Agree, you never really know a person until you travel with them.
 
It’s okay to have an understanding before you have a formal engagement.

We dated for about two years while I finished undergrad. He was a graduating grad student from another school when we met. So we were a long-distance relationship, but for most of that period, we had an understanding that we were going to get married. (Not the dumb kind of “perpetual fiance” situation that a lot of people talk about these days, because they think “fiance” sounds better than “guy I’m living with”.) I graduated in May; he formally proposed and we got engaged in late July; and we married in November. But before I graduated, and before he proposed, he did go to my family and express his intentions-- maybe around Christmas before graduation?
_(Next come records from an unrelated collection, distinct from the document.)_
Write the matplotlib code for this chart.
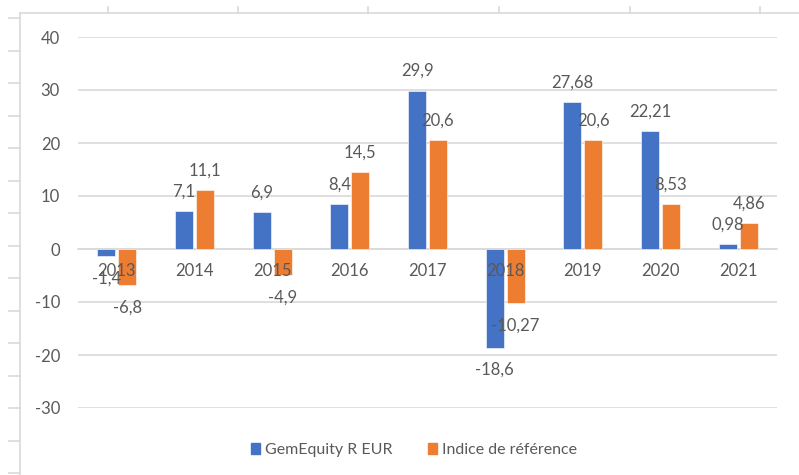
import matplotlib
matplotlib.use('Agg')
import matplotlib.pyplot as plt
from matplotlib.lines import Line2D
from matplotlib.patches import Patch
import numpy as np

plt.rcParams['font.family'] = ['Lato', 'DejaVu Sans']
plt.rcParams['axes.unicode_minus'] = False

years = ['2013', '2014', '2015', '2016', '2017', '2018', '2019', '2020', '2021']
fund = [-1.4, 7.1, 6.9, 8.4, 29.9, -18.6, 27.68, 22.21, 0.98]
index_ref = [-6.8, 11.1, -4.9, 14.5, 20.6, -10.27, 20.6, 8.53, 4.86]
series_names = ['GemEquity R EUR', 'Indice de référence']

blue = '#4472C4'
orange = '#ED7D31'
txt = '#595959'
grid = '#d9d9d9'

W, H = 799, 475
fig = plt.figure(figsize=(W / 100, H / 100), dpi=100)
fig.patch.set_facecolor('white')

# spreadsheet cell lines peeking around the chart
fig.add_artist(Line2D([20 / W, 20 / W], [0, 1 - 13 / H], color=grid, lw=1.2))
fig.add_artist(Line2D([20 / W, 1], [1 - 13 / H, 1 - 13 / H], color=grid, lw=1.2))
for yy in np.arange(18, 476, 32.5):
    fig.add_artist(Line2D([9 / W, 20 / W], [1 - yy / H, 1 - yy / H], color=grid, lw=1.2))
for xx in [108, 238, 368, 499, 630, 760]:
    fig.add_artist(Line2D([xx / W, xx / W], [1 - 7 / H, 1 - 13 / H], color=grid, lw=1.2))

ax = fig.add_axes([78 / W, 1 - 408 / H, (777 - 78) / W, (408 - 37) / H])
x = np.arange(len(years))
w = 0.23
off = 0.135
b1 = ax.bar(x - off, fund, w, color=blue, edgecolor='white', linewidth=0.4, zorder=2)
b2 = ax.bar(x + off, index_ref, w, color=orange, edgecolor='white', linewidth=0.4, zorder=2)

def fmt(v):
    return ('%g' % v).replace('.', ',')

for bars, vals in [(b1, fund), (b2, index_ref)]:
    for r, v in zip(bars, vals):
        cx = r.get_x() + r.get_width() / 2
        dy = 14 if v >= 0 else -16
        ax.annotate(fmt(v), (cx, v), xytext=(0, dy), textcoords='offset points',
                    ha='center', va='center', fontsize=12, color=txt, zorder=5)

ax.set_xlim(-0.5, len(years) - 0.5)
ax.set_ylim(-30, 40)
ax.set_yticks(range(-30, 41, 10))
ax.set_xticks(x)
ax.set_xticklabels(years)
ax.yaxis.grid(True, color=grid, lw=1.2)
ax.set_axisbelow(True)
ax.yaxis.set_zorder(0.5)
ax.xaxis.set_zorder(4)  # year labels drawn over the bars, like Excel
for s in ['top', 'right', 'left']:
    ax.spines[s].set_visible(False)
ax.spines['bottom'].set_position(('data', 0))
ax.spines['bottom'].set_color(grid)
ax.spines['bottom'].set_linewidth(1.2)
ax.spines['bottom'].set_zorder(1)
ax.tick_params(axis='x', length=0, pad=10, labelsize=12, labelcolor=txt)
ax.tick_params(axis='y', length=0, pad=13, labelsize=12, labelcolor=txt)

handles = [Patch(color=blue), Patch(color=orange)]
fig.legend(handles, series_names, loc='center', bbox_to_anchor=(414 / W, 1 - 450 / H),
           ncol=2, frameon=False, fontsize=11.5, labelcolor=txt,
           handlelength=0.6, handleheight=0.75, handletextpad=0.3, columnspacing=2.2)

fig.savefig('out.png', dpi=100, facecolor='white')
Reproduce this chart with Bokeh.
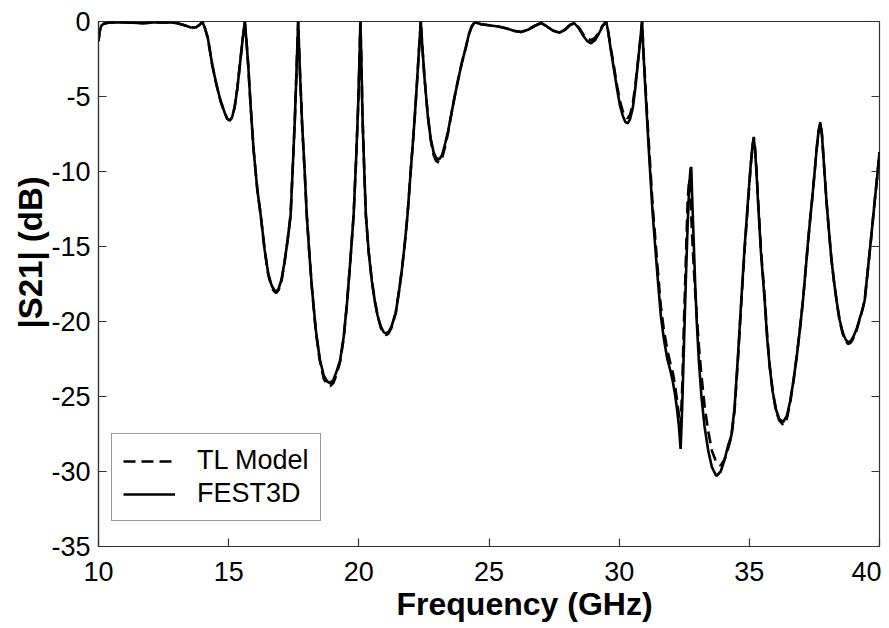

You didn’t mention if she was 23 and in undergrad or grad school. Either way, let her wrap up what she’s started, and then let her work on getting a job and an income and see where life takes both of you, in case it uproots you as a couple and transplants y’all elsewhere. I know for us, things were a bit rocky at the start, because DH is six years older than me, and had been living on his own since he was 18. But me, I had never done things like run a household, or stick to a budget, or things like that. I had a lot of growing-up to do… I still have a lot of growing-up to do… 😛

So it’s okay to give her a little time to mature, while you guys get your respective lives organized. You have plenty to do during the course of the year she has between now and graduation-- working, saving money, getting experience, seeing what opportunities open up for both of you.
 
I think this is probably the type of discussion you need to have with your girlfriend, and not strangers on a forum. It doesn’t matter what we think the right amount of time spent dating is - the right amount of time is what is right for you and her, not you and us.

Navigating this issue will be a good test for navigating the tricky issues that come with marriage.